4. Fetch latest commits.
The team continued to use Subversion until a very last moment, so while working on migration scripts time to time I had to fetch latest commits.
git svn fetch
git reset --hard trunk
5. Clean up script.
Delete tags
for t in `git branch -r | grep 'tags/' | sed s_tags/__` ; do
git tag $t tags/$t^
git branch -d -r tags/$t
done
Delete trunk, since we will use master from now on.
Remove SVN references
git config --remove-section svn-remote.svn
rm -rf .git/svn .git/{logs/,}refs/remotes/svn/
And finally convert the remaining remote branches to local branches
git config remote.origin.url .
git config --add remote.origin.fetch +refs/remotes/*:refs/heads/*
git fetch
Remove remote branches:
for t in `git branch -r` ; do
git branch -d -r $t
done
Git doesn't support space in branch names, so git svn fetch replaced spaces with %20. I think it is more aesthetic to use underscore instead of %20:
for t in `git branch -a|grep '%20'` ; do
newName=`echo $t | sed 's/%20/-/g'`
git branch -m $t $newName
done
You might want to delete some unused branches:
for t in `cat ../list_of_branches_for_deletion.txt`; do
git branch -D $t
done
Where list_of_branches_for_deletion.txt contains branch names that will be deleted. Use following code to populate this files:
git branch -a > ../list_of_branches_for_deletion.txt
Manually edit list_of_branches_for_deletion.txt file. Leave only those branches that you want to delete.
6. Replace any svn externals with git submodules
git submodule add ssh://git@git.company.com:7999/ProjectName/external_repo.git ExternalFolderName
git commit -m "Added submodules"
Use sumbodules only for external projects that don't change very often. We had to combine our internal projects in one git repository, since it is hard to maintain submodules for rapidly changing projects. Each project gets its own directory in git repository:
Before migration:
svn_main_project
external_1
external_1_folder_1
external_1_folder_2
external_2
external_2_folder_1
external_2_folder_2
svn_main_project_folder_1
svn_main_project_folder_2
Where svn_main_project has to externals external_1 and external_2.
After migration
git
svn_main_project
svn_main_project_folder_1
svn_main_project_folder_2
external_1
external_1_folder_1
external_1_folder_2
external_2
external_2_folder_1
external_2_folder_2
You can use following bash script to push everything in sub_folder, so later you can combine repositories. The script will modify commit history as well.
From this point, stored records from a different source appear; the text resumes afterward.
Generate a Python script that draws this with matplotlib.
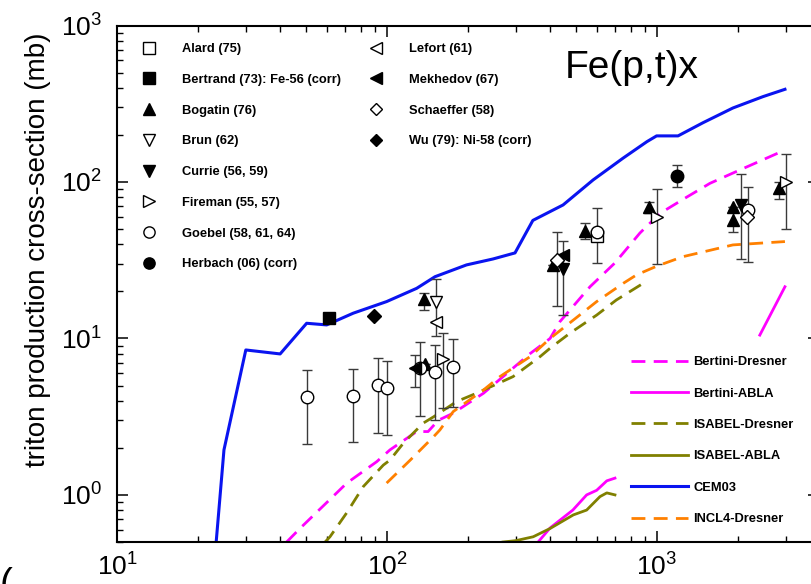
import matplotlib
matplotlib.use('Agg')
import matplotlib.pyplot as plt
from matplotlib.lines import Line2D
import numpy as np

plt.rcParams['font.family'] = ['Liberation Sans', 'DejaVu Sans']
plt.rcParams['mathtext.fontset'] = 'custom'
plt.rcParams['mathtext.rm'] = 'Liberation Sans'
plt.rcParams['mathtext.it'] = 'Liberation Sans'

# ---- model curves (energy MeV, cross-section mb) ----
cem_x = [23.3, 24.9, 30.0, 40.2, 50.4, 59.8, 75.0, 99.7, 128.8, 150.6, 197, 247, 298,
         347, 449, 580, 749, 918, 997, 1197, 1480, 1911, 2469, 2979]
cem_y = [0.5, 1.94, 8.44, 7.96, 12.5, 12.2, 14.5, 17.2, 20.9, 24.8, 29.5, 32.2, 35.2,
         56.8, 71.3, 103, 142, 181, 197, 197, 239, 297, 351, 391]

bd_x = [42.5, 47.6, 71, 91.6, 102.6, 128.8, 142, 155, 176, 228, 339, 402, 437, 565,
        699, 865, 1026, 1289, 1571, 1911, 2979]
bd_y = [0.5, 0.61, 1.19, 1.63, 1.94, 2.54, 2.54, 3.0, 3.33, 4.47, 8.0, 10, 12.8, 21.4,
        30.4, 47.2, 63, 80, 98, 114, 160]

ba_x = [363, 402, 488, 549, 598, 652, 699, np.nan, 2404, 2979]
ba_y = [0.5, 0.615, 0.80, 1.0, 1.07, 1.23, 1.28, np.nan, 10.5, 21.4]

id_x = [59, 61.5, 71, 81.7, 96.9, 102.6, 115, 136, 149, 181, 215, 293, 369, 402, 476,
        598, 707, 889]
id_y = [0.5, 0.54, 0.77, 1.13, 1.55, 1.67, 2.14, 2.87, 3.16, 3.95, 4.47, 5.7, 7.65,
        8.66, 10.8, 14.1, 17.6, 22.5]

ia_x = [269, 300, 348, 402, 490, 549, 615, 652, 699]
ia_y = [0.5, 0.51, 0.54, 0.61, 0.745, 0.80, 0.975, 1.03, 1.0]

incl_x = [99.7, 122, 149, 157, 176, 228, 262, 339, 402, 490, 598, 750, 841, 1000,
          1247, 1911, 2979]
incl_y = [1.19, 1.67, 2.36, 2.6, 3.41, 4.69, 5.7, 7.65, 10, 13.1, 17.2, 22.5, 25.5,
          29, 33.3, 39.6, 41.6]

# ---- experimental data: x, y, lower bound, upper bound ----
alard_x = [598]
alard_y = [45]
alard_lo = [45]
alard_hi = [45]

bertrand_x = [61]
bertrand_y = [13.6]
bertrand_lo = [13.6]
bertrand_hi = [13.6]

bogatin_x = [137, 138, 411, 541, 933, 1920, 1920, 2840]
bogatin_y = [17.8, 6.9, 29.5, 48.9, 68.9, 69, 57, 91]
bogatin_lo = [15.2, 6.9, 29.5, 43, 63, 69, 48, 78]
bogatin_hi = [19.5, 6.9, 29.5, 55, 75, 69, 66, 100]

brun_x = [152]
brun_y = [17.2]
brun_lo = [10.3]
brun_hi = [24]

currie_x = [447, 2040]
currie_y = [27.7, 71.3]
currie_lo = [14.1, 32]
currie_hi = [42.2, 112]

fireman_x = [161, 1002, 3018]
fireman_y = [7.4, 60, 100]
fireman_lo = [3.58, 29.8, 50]
fireman_hi = [10.8, 90, 150]

goebel_x = [50.4, 75, 92.9, 99.7, 133, 150, 176, 598, 2178]
goebel_y = [4.21, 4.31, 5.02, 4.81, 6.45, 6.08, 6.55, 48.1, 66.2]
goebel_lo = [2.11, 2.19, 2.5, 2.4, 3.2, 3.0, 3.67, 30.2, 31]
goebel_hi = [6.27, 6.4, 7.5, 7.2, 9.55, 9.1, 9.86, 67.9, 93]

herbach_x = [1189]
herbach_y = [109]
herbach_lo = [93]
herbach_hi = [128]

lefort_x = [152]
lefort_y = [12.8]
lefort_lo = [12.8]
lefort_hi = [12.8]

mekhedov_x = [127, 447]
mekhedov_y = [6.45, 34.2]
mekhedov_lo = [4.9, 34.2]
mekhedov_hi = [7.8, 34.2]

schaeffer_x = [427, 2150]
schaeffer_y = [31.8, 60]
schaeffer_lo = [16, 60]
schaeffer_hi = [48.2, 60]

wu_x = [89.5]
wu_y = [14.0]
wu_lo = [14.0]
wu_hi = [14.0]

fig = plt.figure(figsize=(8.12, 5.84), dpi=100)
ax = fig.add_axes([117 / 812, 1 - 542 / 584, 702.5 / 812, 516.5 / 584])
ax.set_xscale('log')
ax.set_yscale('log')
ax.set_xlim(10, 4000)
ax.set_ylim(0.5, 1000)

BLUE = '#0a14f0'
MAGENTA = '#ff00ff'
OLIVE = '#808000'
ORANGE = '#ff8000'
dash = (0, (5, 3))

l_bd, = ax.plot(bd_x, bd_y, color=MAGENTA, lw=2.0, ls=dash, label='Bertini-Dresner')
l_ba, = ax.plot(ba_x, ba_y, color=MAGENTA, lw=2.0, label='Bertini-ABLA')
l_id, = ax.plot(id_x, id_y, color=OLIVE, lw=2.0, ls=dash, label='ISABEL-Dresner')
l_ia, = ax.plot(ia_x, ia_y, color=OLIVE, lw=2.0, label='ISABEL-ABLA')
l_cem, = ax.plot(cem_x, cem_y, color=BLUE, lw=2.2, label='CEM03')
l_incl, = ax.plot(incl_x, incl_y, color=ORANGE, lw=2.0, ls=dash, label='INCL4-Dresner')

exp_sets = [
    ('Alard (75)', 's', 'white', alard_x, alard_y, alard_lo, alard_hi),
    ('Bertrand (73): Fe-56 (corr)', 's', 'black', bertrand_x, bertrand_y, bertrand_lo, bertrand_hi),
    ('Bogatin (76)', '^', 'black', bogatin_x, bogatin_y, bogatin_lo, bogatin_hi),
    ('Brun (62)', 'v', 'white', brun_x, brun_y, brun_lo, brun_hi),
    ('Currie (56, 59)', 'v', 'black', currie_x, currie_y, currie_lo, currie_hi),
    ('Fireman (55, 57)', '>', 'white', fireman_x, fireman_y, fireman_lo, fireman_hi),
    ('Goebel (58, 61, 64)', 'o', 'white', goebel_x, goebel_y, goebel_lo, goebel_hi),
    ('Herbach (06) (corr)', 'o', 'black', herbach_x, herbach_y, herbach_lo, herbach_hi),
    ('Lefort (61)', '<', 'white', lefort_x, lefort_y, lefort_lo, lefort_hi),
    ('Mekhedov (67)', '<', 'black', mekhedov_x, mekhedov_y, mekhedov_lo, mekhedov_hi),
    ('Schaeffer (58)', 'D', 'white', schaeffer_x, schaeffer_y, schaeffer_lo, schaeffer_hi),
    ('Wu (79): Ni-58 (corr)', 'D', 'black', wu_x, wu_y, wu_lo, wu_hi),
]

handles = []
for name, mk, fc, xs, ys, lo, hi in exp_sets:
    ys_a = np.array(ys)
    yerr = [ys_a - np.array(lo), np.array(hi) - ys_a]
    ms = 7 if mk == 'D' else 9
    ax.errorbar(xs, ys, yerr=yerr, fmt=mk, ms=ms, mfc=fc, mec='black', mew=1.0,
                ecolor='#3a3a3a', elinewidth=1.0, capsize=3.6, capthick=1.0, zorder=5)
    handles.append(Line2D([], [], marker=mk, ls='none', ms=ms * 0.9, mfc=fc,
                          mec='black', mew=1.0, label=name))

leg_font = {'family': 'Liberation Sans', 'size': 9.3, 'weight': 'bold'}
leg1 = ax.legend(handles=handles[:8], loc='upper left', bbox_to_anchor=(0.033, 0.966),
                 frameon=False, prop=leg_font, borderaxespad=0, borderpad=0,
                 handlelength=1.4, handletextpad=1.86, labelspacing=1.45)
ax.add_artist(leg1)
leg2 = ax.legend(handles=handles[8:], loc='upper left', bbox_to_anchor=(0.356, 0.966),
                 frameon=False, prop=leg_font, borderaxespad=0, borderpad=0,
                 handlelength=1.4, handletextpad=1.86, labelspacing=1.45)
ax.add_artist(leg2)
ax.legend(handles=[l_bd, l_ba, l_id, l_ia, l_cem, l_incl], loc='upper left',
          bbox_to_anchor=(0.7317, 0.360), frameon=False, prop=leg_font,
          borderaxespad=0, borderpad=0, handlelength=4.42, handletextpad=0.39,
          labelspacing=1.5)

ax.text(0.6377, 0.918, 'Fe(p,t)x', transform=ax.transAxes, fontsize=28,
        ha='left', va='center')

fig.text(38 / 812, 1 - 250 / 584, 'triton production cross-section (mb)', rotation=90,
         fontsize=20, ha='center', va='center')
# fragment of the neighbouring panel label, cut by the bottom edge
fig.text(0.0, 1 - 567 / 584, '(', fontsize=28, ha='left', va='top')

ax.tick_params(which='both', direction='in', top=True, right=True, labelsize=19)
ax.tick_params(which='major', length=8, width=1.1)
ax.tick_params(which='minor', length=4.5, width=1.0)
ax.tick_params(axis='x', pad=8)
ax.tick_params(axis='y', pad=11)
for s in ax.spines.values():
    s.set_linewidth(1.5)

fig.savefig('out.png', dpi=100, facecolor='white')
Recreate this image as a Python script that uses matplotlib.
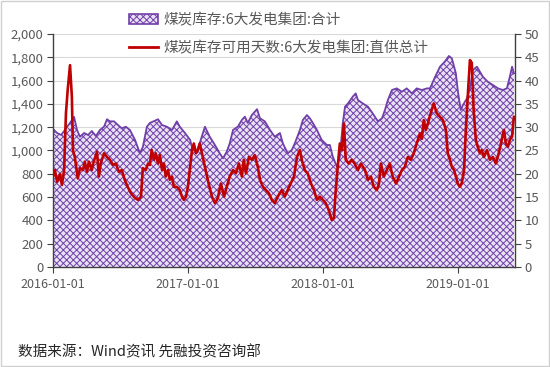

git filter-branch --index-filter \
'git ls-files -s | sed "s-\t\"*-&sub_folder/-" |
GIT_INDEX_FILE=$GIT_INDEX_FILE.new \
git update-index --index-info &&
mv "$GIT_INDEX_FILE.new" "$GIT_INDEX_FILE" || true' HEAD
7. Get your repository onto the server
Create a repository on your git server.
Init local repository
Use following if you are combining repositories:
git remote add external_1 ../external_1/
git pull external_1 master
git remote rm external_1
Add gitignore
cp ../gitignore.txt .gitignore
git add .
git commit -m "Added .gitignore"
Push all branches in one shot:
git remote add origin ssh://git@git.company.com:7999/repo.git
git push --all origin